When an operand graph is being executed, proper selection of execution order
will reduce total amount of data stored in the cluster, thus reducing the
probability that chunks are spilled into disks. Proper selection of workers can
also reduce the amount of data needed to transfer in execution.
Proper execution order can significantly reduce the number of objects stored in
the cluster. We show the example of tree reduction in the graph below, where
ovals represent operands and rectangles represent chunks. Red color means that
the operand is being executed, and blue color means that the operand is ready
for execution. Green color means that the chunk is stored, while the gray color
means that chunks or operands are freed. Assume that we have 2 workers, and
work load of all operands are the same. Both graphs show one operand selection
strategy that is executed after 5 time unit. The left graph show the scenario
when nodes are executed in hierarchical order, while the right show that the
graph is executed in depth-first order. The strategy on the left graph leaves 6
chunks stored in the cluster, while the right only 2.

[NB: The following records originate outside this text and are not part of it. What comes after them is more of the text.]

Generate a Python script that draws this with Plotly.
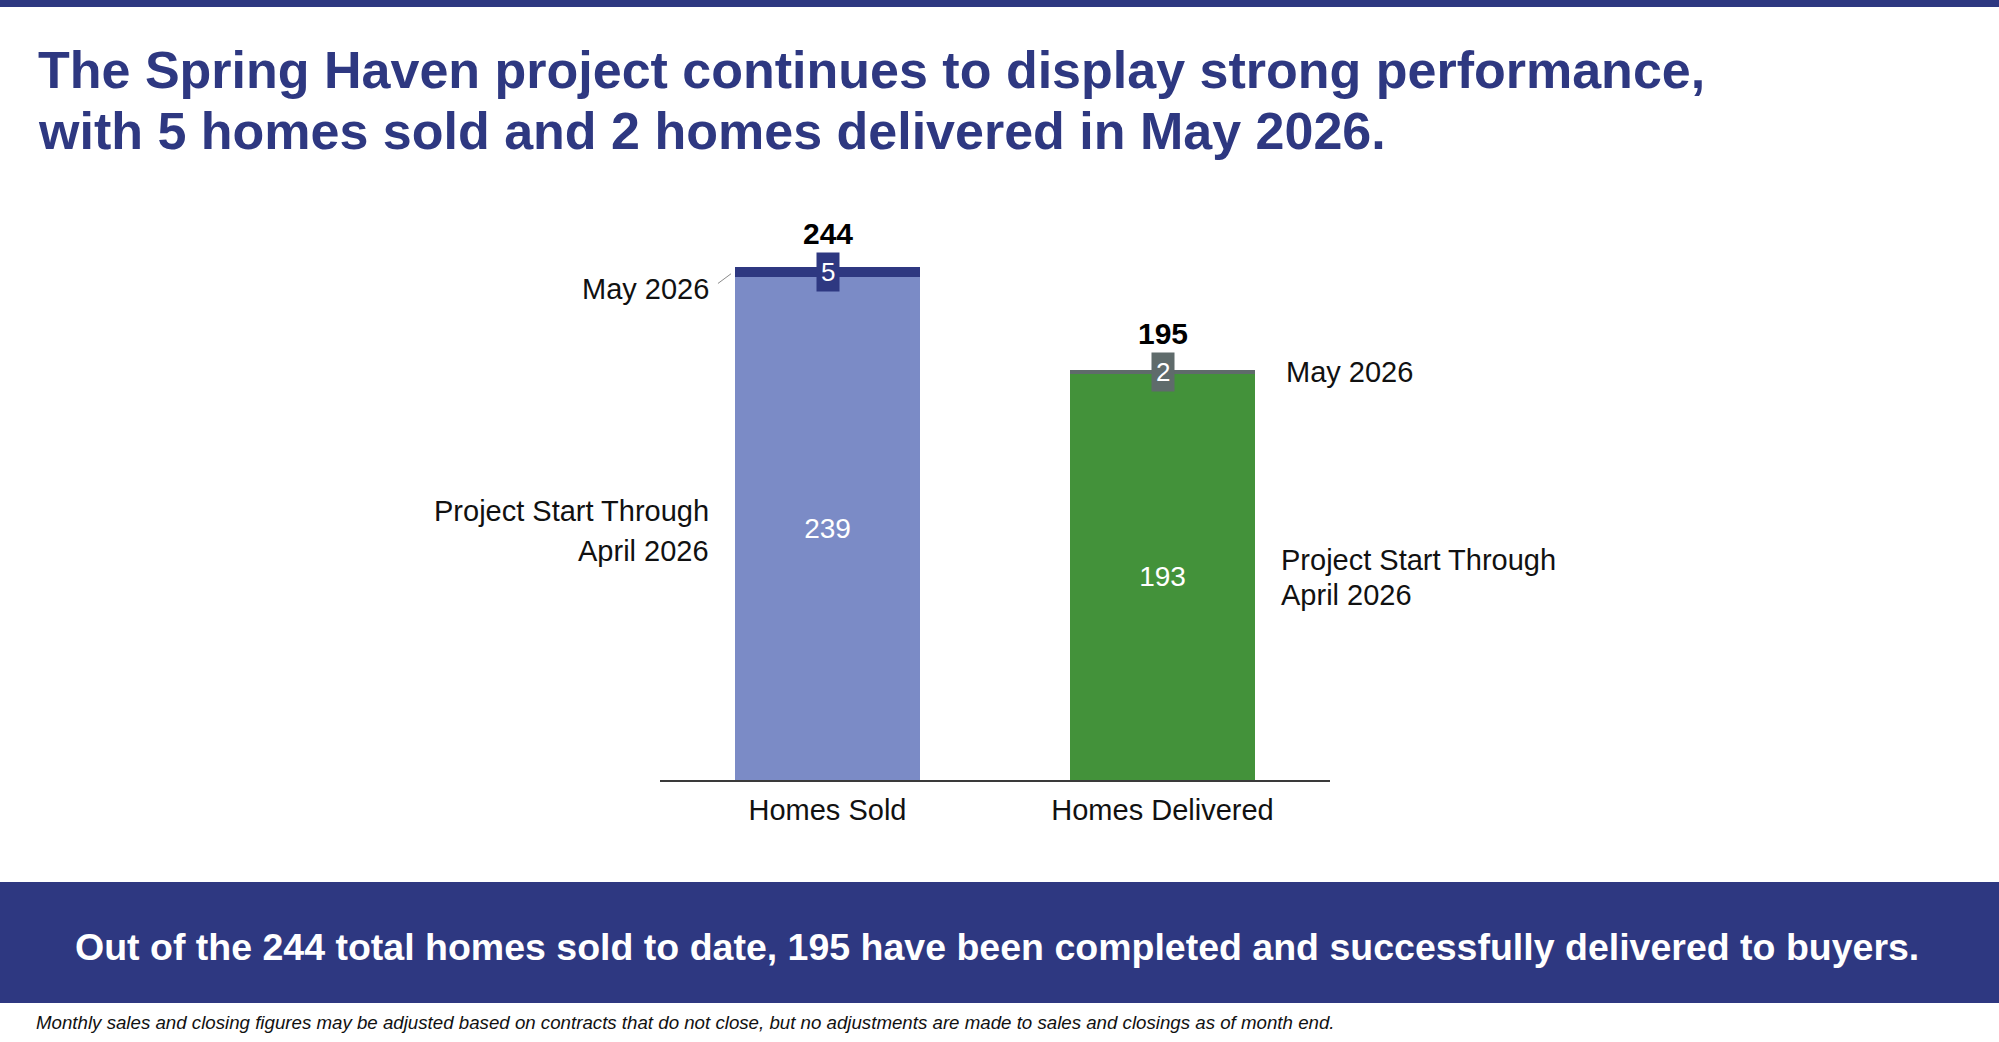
import plotly.graph_objects as go

W, H = 1999, 1042

# data
categories = ["Homes Sold", "Homes Delivered"]
series_names = ["Project Start Through April 2026", "May 2026"]
through_april = [239, 193]
may_2026 = [5, 2]
totals = [a + b for a, b in zip(through_april, may_2026)]

title_lines = [
    "The Spring Haven project continues to display strong performance,",
    "with 5 homes sold and 2 homes delivered in May 2026.",
]
banner_text = ("Out of the 244 total homes sold to date, 195 have been completed "
               "and successfully delivered to buyers.")
footnote = ("Monthly sales and closing figures may be adjusted based on contracts that do not "
            "close, but no adjustments are made to sales and closings as of month end.")

# colours
NAVY = "#2E3881"
base_colors = ["#7B8BC6", "#43923A"]
top_colors = ["#2E3881", "#5F6B6B"]
FONT = "Liberation Sans, Arial, sans-serif"


def px_x(p):
    return p / W


def px_y(p):
    return 1 - p / H


# plot area in pixels
AX_LEFT, AX_RIGHT, AX_BOTTOM = 660, 1330, 780
Y_MAX = 250
PX_PER_UNIT = 2.104
BAR_W = 0.55

fig = go.Figure()

fig.add_trace(go.Bar(
    x=categories,
    y=through_april,
    name=series_names[0],
    marker=dict(color=base_colors, line=dict(width=0)),
    width=BAR_W,
    text=[str(v) for v in through_april],
    textposition="inside",
    insidetextanchor="middle",
    textangle=0,
    textfont=dict(family=FONT, size=28, color="white"),
))
fig.add_trace(go.Bar(
    x=categories,
    y=may_2026,
    name=series_names[1],
    marker=dict(color=top_colors, line=dict(width=0)),
    width=BAR_W,
    textposition="none",
))

annotations = []

# title
for line, yc in zip(title_lines, [70, 131]):
    annotations.append(dict(
        xref="paper", yref="paper", x=px_x(36), y=px_y(yc),
        xanchor="left", yanchor="middle", showarrow=False, text=line,
        font=dict(family=FONT, size=52, color=NAVY, weight="bold"),
    ))

for i, cat in enumerate(categories):
    mid_top = through_april[i] + may_2026[i] / 2
    # boxed May values
    annotations.append(dict(
        x=cat, y=mid_top, xref="x", yref="y", showarrow=False,
        text=str(may_2026[i]), bgcolor=top_colors[i], borderpad=4,
        font=dict(family=FONT, size=26, color="white"),
    ))
    # totals
    annotations.append(dict(
        x=cat, y=mid_top, xref="x", yref="y", showarrow=False, yshift=38,
        text=str(totals[i]),
        font=dict(family=FONT, size=30, color="black", weight="bold"),
    ))

label_font = dict(family=FONT, size=29, color="#111111")
first, second = "Project Start Through", "April 2026"

# left side labels (Homes Sold)
annotations.append(dict(
    x=categories[0], y=through_april[0] + may_2026[0] / 2, xref="x", yref="y",
    xanchor="right", xshift=-117, yshift=-17, showarrow=False,
    text=series_names[1], font=label_font,
))
for txt, ys in [(first, 18), (second, -22)]:
    annotations.append(dict(
        x=categories[0], y=through_april[0] / 2, xref="x", yref="y",
        xanchor="right", align="right", xshift=-117, yshift=ys, showarrow=False,
        text=txt, font=label_font,
    ))

# right side labels (Homes Delivered)
annotations.append(dict(
    x=categories[1], y=through_april[1] + may_2026[1] / 2, xref="x", yref="y",
    xanchor="left", xshift=121, yshift=0, showarrow=False,
    text=series_names[1], font=label_font,
))
for txt, ys in [(first, 17), (second, -18)]:
    annotations.append(dict(
        x=categories[1], y=through_april[1] / 2, xref="x", yref="y",
        xanchor="left", align="left", xshift=116, yshift=ys, showarrow=False,
        text=txt, font=label_font,
    ))

# banner text and footnote
annotations.append(dict(
    xref="paper", yref="paper", x=0.4985, y=px_y(947), xanchor="center", yanchor="middle",
    showarrow=False, text=banner_text,
    font=dict(family=FONT, size=37.5, color="white", weight="bold"),
))
annotations.append(dict(
    xref="paper", yref="paper", x=px_x(34), y=px_y(1022), xanchor="left", yanchor="middle",
    showarrow=False, text="<i>" + footnote + "</i>",
    font=dict(family=FONT, size=18.7, color="#111111"),
))

shapes = [
    # top rule
    dict(type="rect", xref="paper", yref="paper", x0=0, x1=1, y0=px_y(7), y1=1,
         fillcolor=NAVY, line=dict(width=0), layer="below"),
    # banner
    dict(type="rect", xref="paper", yref="paper", x0=0, x1=1, y0=px_y(1003), y1=px_y(882),
         fillcolor=NAVY, line=dict(width=0), layer="below"),
    # leader from left May label to bar
    dict(type="line", xref="x", yref="y", x0=-0.327, y0=236.0, x1=-0.288, y1=240.6,
         line=dict(color="#8A8A8A", width=1)),
]

y_top_px = AX_BOTTOM - Y_MAX * PX_PER_UNIT

fig.update_layout(
    width=W, height=H,
    margin=dict(l=0, r=0, t=0, b=0),
    paper_bgcolor="white", plot_bgcolor="white",
    barmode="stack",
    showlegend=False,
    annotations=annotations,
    shapes=shapes,
    xaxis=dict(
        domain=[px_x(AX_LEFT), px_x(AX_RIGHT)],
        range=[-0.5, 1.5],
        showline=True, linecolor="#3A3A3A", linewidth=2,
        showgrid=False, zeroline=False, ticks="",
        tickfont=dict(family=FONT, size=29, color="#111111"),
        ticklabelstandoff=3,
    ),
    yaxis=dict(
        domain=[px_y(AX_BOTTOM), px_y(y_top_px)],
        range=[0, Y_MAX],
        visible=False,
    ),
)

fig.write_html(
    "out.html",
    config={"displayModeBar": False},
    post_script="document.body.style.margin='0';document.body.style.overflow='hidden';",
)
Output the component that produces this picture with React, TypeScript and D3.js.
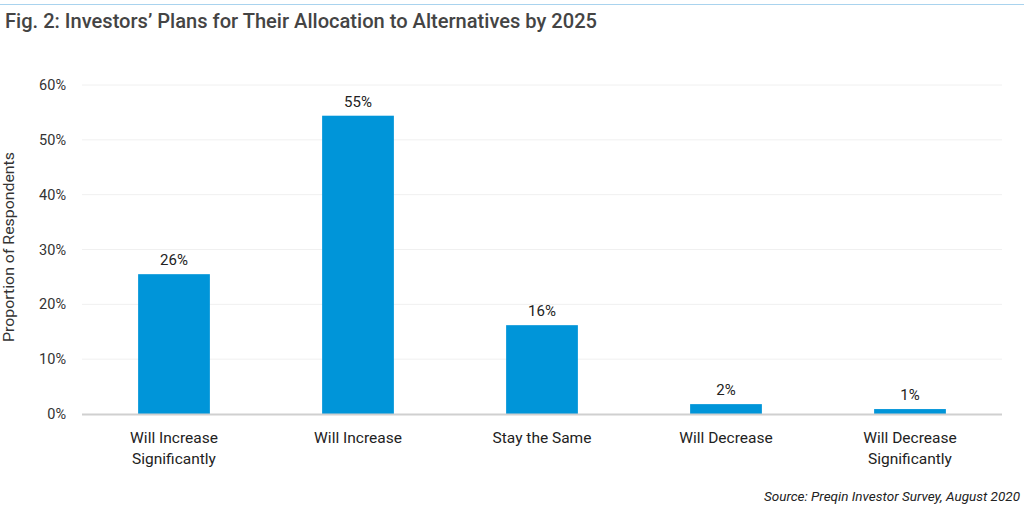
import React from "react";
import * as d3 from "d3";

const categories: string[][] = [
  ["Will Increase", "Significantly"],
  ["Will Increase"],
  ["Stay the Same"],
  ["Will Decrease"],
  ["Will Decrease", "Significantly"],
];
const values: number[] = [25.5, 54.4, 16.2, 1.8, 0.9];
const valueLabels: string[] = ["26%", "55%", "16%", "2%", "1%"];
const yTicks: number[] = [0, 10, 20, 30, 40, 50, 60];

const W = 1024;
const H = 512;
const font = "Roboto, 'Open Sans', sans-serif";

export default function App() {
  const x = d3
    .scaleBand<number>()
    .domain(categories.map((_, i) => i))
    .range([82, 1002])
    .paddingInner(0.61)
    .paddingOuter(0.305);
  const y = d3.scaleLinear().domain([0, 60]).range([414, 85]);

  return (
    <svg
      width={W}
      height={H}
      style={{ position: "absolute", left: 0, top: 0, background: "#fff" }}
      fontFamily={font}
    >
      <line x1={0} x2={W} y1={4.5} y2={4.5} stroke="#a9d3ee" strokeWidth={1} />
      <text x={5} y={28} fontSize={20} fontWeight={500} fill="#444" textLength={592} lengthAdjust="spacingAndGlyphs">
        Fig. 2: Investors’ Plans for Their Allocation to Alternatives by 2025
      </text>

      {yTicks.map((t) => (
        <g key={t}>
          {t > 0 && (
            <line x1={82} x2={1002} y1={y(t)} y2={y(t)} stroke="#f0f0f0" strokeWidth={1} />
          )}
          <text x={66} y={y(t)} dy="0.35em" textAnchor="end" fontSize={14.5} fill="#333">
            {t}%
          </text>
        </g>
      ))}

      <text
        transform={`translate(13.5, 247) rotate(-90)`}
        textAnchor="middle"
        fontSize={15}
        fill="#333"
        textLength={190}
        lengthAdjust="spacingAndGlyphs"
      >
        Proportion of Respondents
      </text>

      {values.map((v, i) => (
        <g key={i}>
          <rect
            x={x(i)}
            y={y(v)}
            width={x.bandwidth()}
            height={y(0) - y(v)}
            fill="#0095d9"
          />
          <text
            x={(x(i) as number) + x.bandwidth() / 2}
            y={y(v) - 9}
            textAnchor="middle"
            fontSize={15}
            fill="#222"
          >
            {valueLabels[i]}
          </text>
        </g>
      ))}

      <line x1={82} x2={1002} y1={414.5} y2={414.5} stroke="#d0d0d0" strokeWidth={2} />

      {categories.map((lines, i) => (
        <text
          key={i}
          x={(x(i) as number) + x.bandwidth() / 2}
          y={443}
          textAnchor="middle"
          fontSize={15.5}
          fill="#222"
        >
          {lines.map((l, j) => (
            <tspan key={j} x={(x(i) as number) + x.bandwidth() / 2} dy={j === 0 ? 0 : 21}>
              {l}
            </tspan>
          ))}
        </text>
      ))}

      <text x={1020} y={501} textAnchor="end" fontSize={13.5} fontStyle="italic" fill="#222">
        Source: Preqin Investor Survey, August 2020
      </text>
    </svg>
  );
}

Given that our goal is to reduce the amount of data stored in the cluster
during execution, we put a priority for operands when they are ready for
The operand with greater depth shall be executed earlier;
The operand required by deeper operands shall be executed earlier;
The operand with smaller output size shall be executed first.
The worker of initial operands are decided when the scheduler prepares an
operand graph. We choose the worker of descendant operands given the location
of input chunks. When there are multiple workers providing minimal network
transfer, a worker satisfying resource requirements are selected.